*Work to complete*. Compile every line that includes the word "this".

─── Data lines ───

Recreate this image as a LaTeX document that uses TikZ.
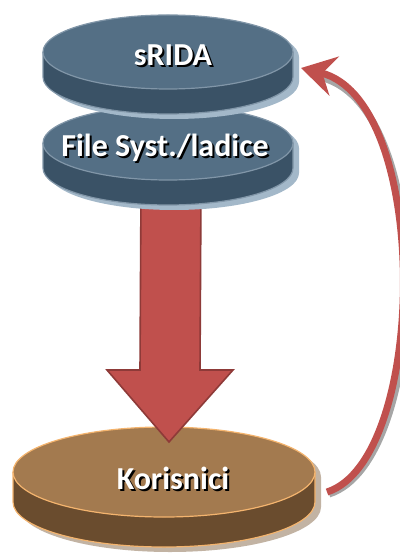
\documentclass[tikz,border=0pt]{standalone}
\usepackage{fontspec}
\setmainfont{Carlito}
\usetikzlibrary{arrows.meta,calc}

\definecolor{slatetop}{HTML}{546F85}
\definecolor{slateside}{HTML}{3A5266}
\definecolor{slateedge}{HTML}{8196A8}
\definecolor{slateshade}{HTML}{A3B8C9}
\definecolor{browntop}{HTML}{A37A4F}
\definecolor{brownside}{HTML}{6A4C2E}
\definecolor{brownedge}{HTML}{F4B46E}
\definecolor{brownshade}{HTML}{C2B3A3}
\definecolor{arrowred}{HTML}{C0504D}
\definecolor{arrowdark}{HTML}{8E3A38}

% disc: cx, cy, rx, ry, thickness, top, side, edge, shade
\newcommand{\drawdisc}[9]{%
\fill[#9] ({#1-#3+6},{#2-5}) -- ({#1-#3+6},{#2-#5-5}) arc (180:360:#3 and #4) -- ({#1+#3+6},{#2-5}) arc (0:180:#3 and #4) -- cycle;
\fill[#7] ({#1-#3},#2) -- ({#1-#3},{#2-#5}) arc (180:360:#3 and #4) -- ({#1+#3},#2) -- cycle;
\draw[#8, line width=0.6pt] ({#1-#3},#2) -- ({#1-#3},{#2-#5}) arc (180:360:#3 and #4) -- ({#1+#3},#2);
\filldraw[fill=#6, draw=#8, line width=0.6pt] (#1,#2) ellipse [x radius=#3, y radius=#4];
}

\tikzset{
  disclabel/.style={text=white, font=\bfseries\fontsize{16}{18}\selectfont},
  labelshade/.style={text=black, font=\bfseries\fontsize{16}{18}\selectfont},
}

\begin{document}
\begin{tikzpicture}[x=0.5pt, y=0.5pt]
\useasboundingbox (0,0) rectangle (400,-555);

% users
\drawdisc{164}{-472}{151}{45}{30}{browntop}{brownside}{brownedge}{brownshade}
\node[labelshade] at (175,-480) {Korisnici};
\node[disclabel] (kor) at (173,-478) {Korisnici};

% big arrow down
\coordinate (atop) at (170,-190);
\coordinate (atip) at (169,-442);
\filldraw[fill=arrowred, draw=arrowdark, line width=0.8pt]
  ($(atop)+(-29,0)$) -- ($(atip)+(-29,72)$) -- ($(atip)+(-62,72)$) -- (atip)
  -- ($(atip)+(64,72)$) -- ($(atip)+(31,72)$) -- ($(atop)+(31,0)$) -- cycle;

% file system
\drawdisc{168}{-143}{125}{37}{25}{slatetop}{slateside}{slateedge}{slateshade}
\node[labelshade] at (167,-150) {File Syst./ladice};
\node[disclabel] (fs) at (165,-148) {File Syst./ladice};

% srida
\drawdisc{168}{-52}{125}{37}{25}{slatetop}{slateside}{slateedge}{slateshade}
\node[labelshade] at (175,-57) {sRIDA};
\node[disclabel] (srida) at (173,-55) {sRIDA};

% feedback arrow
\coordinate (kout) at (327,-492);
\coordinate (sin) at (301,-68);
\draw[gray!70, line width=3.5pt] ($(kout)+(2,-2)$) .. controls (430,-462) and (438,-110) .. ($(sin)+(22,-10)$);
\draw[arrowred, line width=3.5pt, -{Stealth[length=17pt,width=20pt,inset=6pt]}] (kout) .. controls (428,-460) and (432,-100) .. (sin);
\end{tikzpicture}
\end{document}
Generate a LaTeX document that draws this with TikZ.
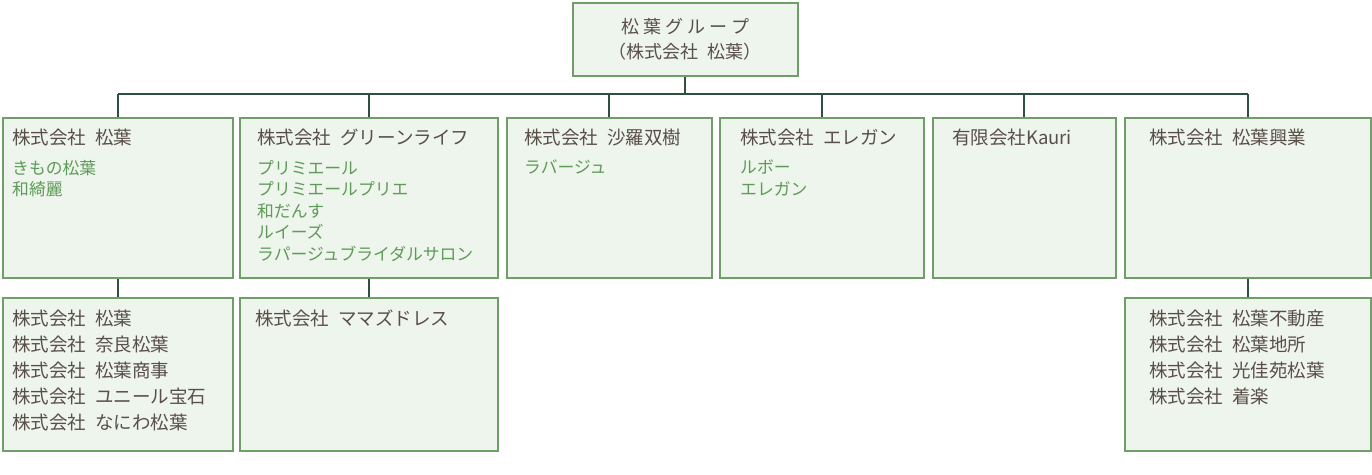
\documentclass[tikz,border=0pt]{standalone}
\usepackage{fontspec}
\setmainfont{Noto Sans CJK JP}
\usetikzlibrary{positioning}
\definecolor{BoxFill}{HTML}{EEF5EC}
\definecolor{BoxLine}{HTML}{6F9E69}
\definecolor{LinkColor}{HTML}{2F4F3F}
\definecolor{NameColor}{HTML}{5A4F48}
\definecolor{BrandColor}{HTML}{5E9A58}
\newcommand{\gap}{\hspace{0.5em}}
\begin{document}
\begin{tikzpicture}[
    x=1pt, y=-1pt,
    company/.style = {draw=BoxLine, fill=BoxFill, line width=1.6pt, anchor=north west, inner sep=0pt},
    title/.style = {anchor=north west, inner sep=0pt, text=NameColor, font=\fontsize{18.5}{22}\selectfont},
    brands/.style = {anchor=north west, inner sep=0pt, text=BrandColor, align=left, font=\fontsize{16.8}{21.5}\selectfont},
    members/.style = {anchor=north west, inner sep=0pt, text=NameColor, align=left, font=\fontsize{18.5}{26}\selectfont},
    link/.style = {draw=LinkColor, line width=1.8pt},
  ]
  \useasboundingbox (0,0) rectangle (1372,474);
  % ┌────────────┐
  % │ Holding    │
  % └────────────┘
  \node[company, minimum width=225pt, minimum height=73pt] (group) at (572,2) {};
  \node[text=NameColor, align=center, font=\fontsize{18}{25}\selectfont] (grouptext) at (group.center) {松 葉 グ ル ー プ\\（株式会社\gap 松葉）};
  % ┌────────────┐
  % │ Level 1    │
  % └────────────┘
  \node[company, minimum width=230pt, minimum height=160pt] (matsuba) at (2,117) {};
  \node[company, minimum width=258pt, minimum height=160pt] (greenlife) at (239,117) {};
  \node[company, minimum width=205pt, minimum height=160pt] (shara) at (506,117) {};
  \node[company, minimum width=204pt, minimum height=160pt] (elegan) at (719,117) {};
  \node[company, minimum width=183pt, minimum height=160pt] (kauri) at (932,117) {};
  \node[company, minimum width=246pt, minimum height=160pt] (kogyo) at (1124,117) {};
  \node[title] (matsubatitle) at (12,129) {株式会社\gap 松葉};
  \node[title] (greenlifetitle) at (257,129) {株式会社\gap グリーンライフ};
  \node[title] (sharatitle) at (524,129) {株式会社\gap 沙羅双樹};
  \node[title] (elegantitle) at (740,129) {株式会社\gap エレガン};
  \node[title] (kaurititle) at (952,129) {有限会社Kauri};
  \node[title] (kogyotitle) at (1149,129) {株式会社\gap 松葉興業};
  \node[brands] (matsubabrands) at (12,160) {きもの松葉\\和綺麗};
  \node[brands] (greenlifebrands) at (257,160) {プリミエール\\プリミエールプリエ\\和だんす\\ルイーズ\\ラパージュブライダルサロン};
  \node[brands] (sharabrands) at (524,160) {ラバージュ};
  \node[brands] (eleganbrands) at (740,160) {ルボー\\エレガン};
  % ┌────────────┐
  % │ Level 2    │
  % └────────────┘
  \node[company, minimum width=230pt, minimum height=153pt] (matsubasub) at (2,297) {};
  \node[company, minimum width=258pt, minimum height=153pt] (greenlifesub) at (239,297) {};
  \node[company, minimum width=246pt, minimum height=153pt] (kogyosub) at (1124,297) {};
  \node[members] (matsubamembers) at (12,310) {株式会社\gap 松葉\\株式会社\gap 奈良松葉\\株式会社\gap 松葉商事\\株式会社\gap ユニール宝石\\株式会社\gap なにわ松葉};
  \node[members] (greenlifemembers) at (255,310) {株式会社\gap ママズドレス};
  \node[members] (kogyomembers) at (1149,310) {株式会社\gap 松葉不動産\\株式会社\gap 松葉地所\\株式会社\gap 光佳苑松葉\\株式会社\gap 着楽};
  % ┌────────────┐
  % │ Links      │
  % └────────────┘
  \coordinate (busleft) at (matsuba.north |- 0,94);
  \coordinate (busright) at (kogyo.north |- 0,94);
  \draw[link] (group.south) -- (group.south |- busleft);
  \draw[link] (busleft) -- (busright);
  \foreach \child in {matsuba, greenlife, shara, elegan, kauri, kogyo}
    \draw[link] (\child.north |- busleft) -- (\child.north);
  \draw[link] (matsuba.south) -- (matsubasub.north);
  \draw[link] (greenlife.south) -- (greenlifesub.north);
  \draw[link] (kogyo.south) -- (kogyosub.north);
\end{tikzpicture}
\end{document}
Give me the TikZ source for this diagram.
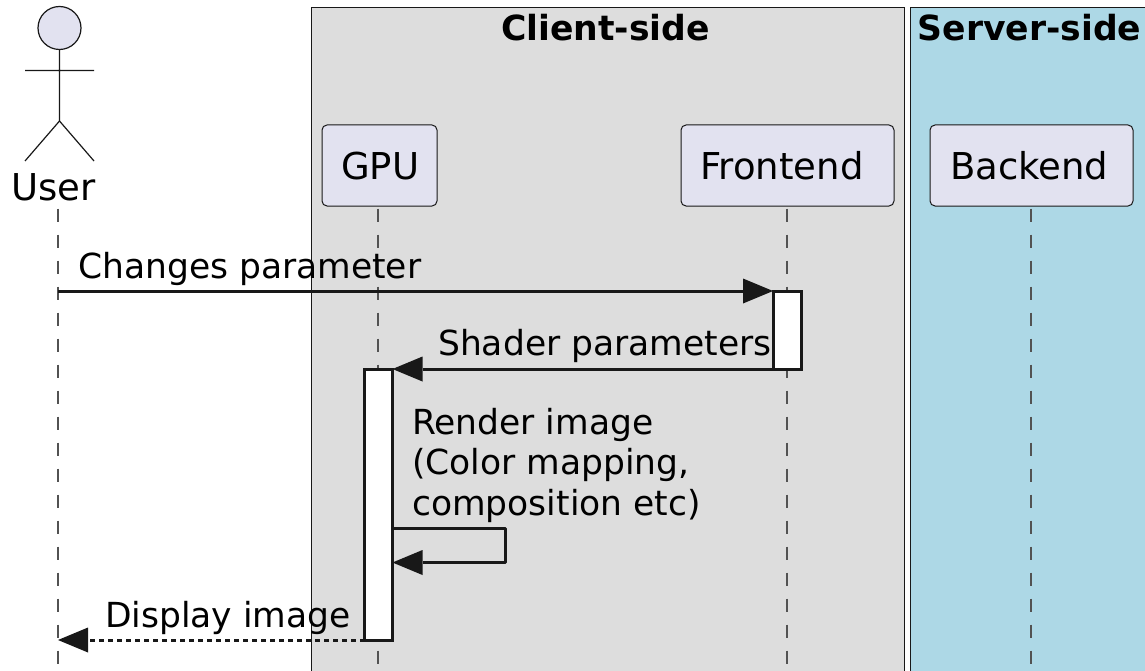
\documentclass[tikz,border=0pt]{standalone}
\usepackage{fontspec}
\setmainfont{DejaVu Sans}
\usetikzlibrary{arrows.meta}
\definecolor{partfill}{HTML}{E2E2F0}
\definecolor{clientfill}{HTML}{DDDDDD}
\definecolor{serverfill}{HTML}{ADD8E6}
\definecolor{linecol}{HTML}{181818}
\tikzset{
  x=1pt,y=-1pt,
  part/.style={draw=linecol,fill=partfill,rounded corners=5pt,line width=1pt,outer sep=0pt,minimum height=81pt,inner sep=0pt},
  box/.style={draw=linecol,line width=1pt},
  stick/.style={draw=linecol,line width=1.2pt},
  life/.style={draw=linecol!75,line width=1.3pt,dash pattern=on 13pt off 13pt},
  activ/.style={draw=linecol,fill=white,line width=3pt,outer sep=0pt,inner sep=0pt},
  msg/.style={draw=linecol,line width=3pt,-{Triangle[length=30pt,width=25pt,line width=0pt]}},
  lbl/.style={inner sep=0pt,anchor=base west,text=black,font=\fontsize{34.5}{34.5}\selectfont},
  partlbl/.style={inner sep=0pt,anchor=base west,text=black,font=\fontsize{37}{37}\selectfont},
  head/.style={inner sep=0pt,anchor=base,text=black,font=\bfseries\fontsize{34.6}{34.6}\selectfont},
}
\begin{document}
\begin{tikzpicture}
\useasboundingbox (0,0) rectangle (1145,671);
% groups
\draw[box,fill=clientfill] (311,8) rectangle (904,680);
\draw[box,fill=serverfill] (910,8) rectangle (1150,680);
\node[head] (client) at (605.5,41) {Client-side};
\node[head] (server) at (1029.5,41) {Server-side};
% lifelines
\coordinate (usertop) at (58,208.5);
\coordinate (userend) at (58,671);
\coordinate (gputop) at (378,208.5);
\coordinate (gpuend) at (378,671);
\coordinate (fronttop) at (787,208.5);
\coordinate (frontend) at (787,671);
\coordinate (backtop) at (1031,208.5);
\coordinate (backend) at (1031,671);
\draw[life] (usertop) -- (userend);
\draw[life] (gputop) -- (gpuend);
\draw[life] (fronttop) -- (frontend);
\draw[life] (backtop) -- (backend);
% participants
\node[part,minimum width=115pt] (gpu) at (379.5,165.5) {};
\node[part,minimum width=213pt] (front) at (787.5,165.5) {};
\node[part,minimum width=203pt] (back) at (1031.5,165.5) {};
\node[partlbl] (gpulbl) at (341,179) {GPU};
\node[partlbl] (frontlbl) at (700,179) {Frontend};
\node[partlbl] (backlbl) at (950,179) {Backend};
% actor
\draw[stick,fill=partfill] (59.5,28) circle (21.5);
\draw[stick] (59.5,49.5) -- (59.5,121) (25,70.5) -- (94,70.5) (59.5,121) -- (25,161) (59.5,121) -- (94,161);
\node[partlbl] (user) at (11,200.5) {User};
% activations
\node[activ,minimum width=28pt,minimum height=78pt] (act1) at (787,330) {};
\node[activ,minimum width=28pt,minimum height=271pt] (act2) at (378.5,504.5) {};
% messages
\draw[msg] (usertop |- act1.north) -- (act1.north west);
\node[lbl] (m1) at (78,278) {Changes parameter};
\draw[msg] (act1.south west) -- (act2.north east);
\node[lbl] (m2) at (438,355) {Shader parameters};
\coordinate (selfa) at (505,528);
\coordinate (selfb) at (505,562.5);
\draw[msg,-,line join=round] (act2.east |- selfa) -- (selfa) -- (selfb) -- ++(-10,0);
\draw[msg] (selfb) -- (act2.east |- selfb);
\node[lbl] (m3a) at (412,434) {Render image};
\node[lbl] (m3b) at (412,474) {(Color mapping,};
\node[lbl] (m3c) at (412,515.5) {composition etc)};
\draw[msg,dash pattern=on 5pt off 4pt] (act2.south west) -- (usertop |- act2.south);
\node[lbl] (m4) at (105,627) {Display image};
\end{tikzpicture}
\end{document}
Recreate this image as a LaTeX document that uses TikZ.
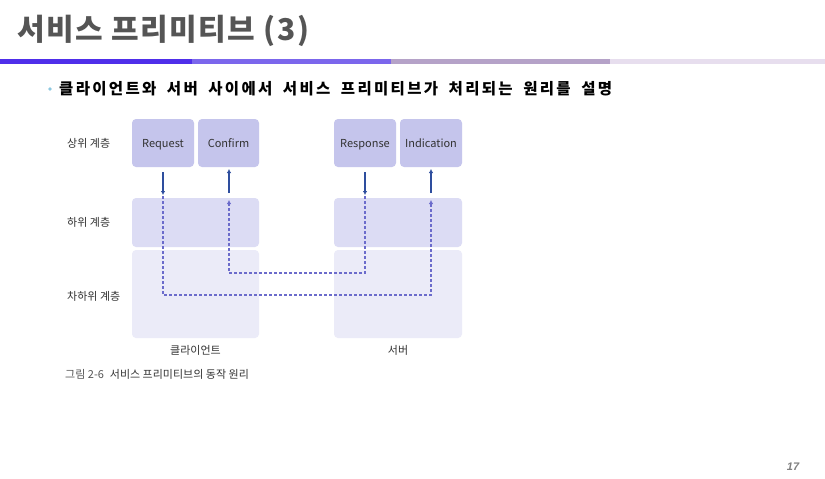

───

*Written response*.
Recreate this image as a LaTeX document that uses TikZ.
Generate a LaTeX document that draws this with TikZ.
Give me the TikZ source for this diagram.
Recreate this image as a LaTeX document that uses TikZ.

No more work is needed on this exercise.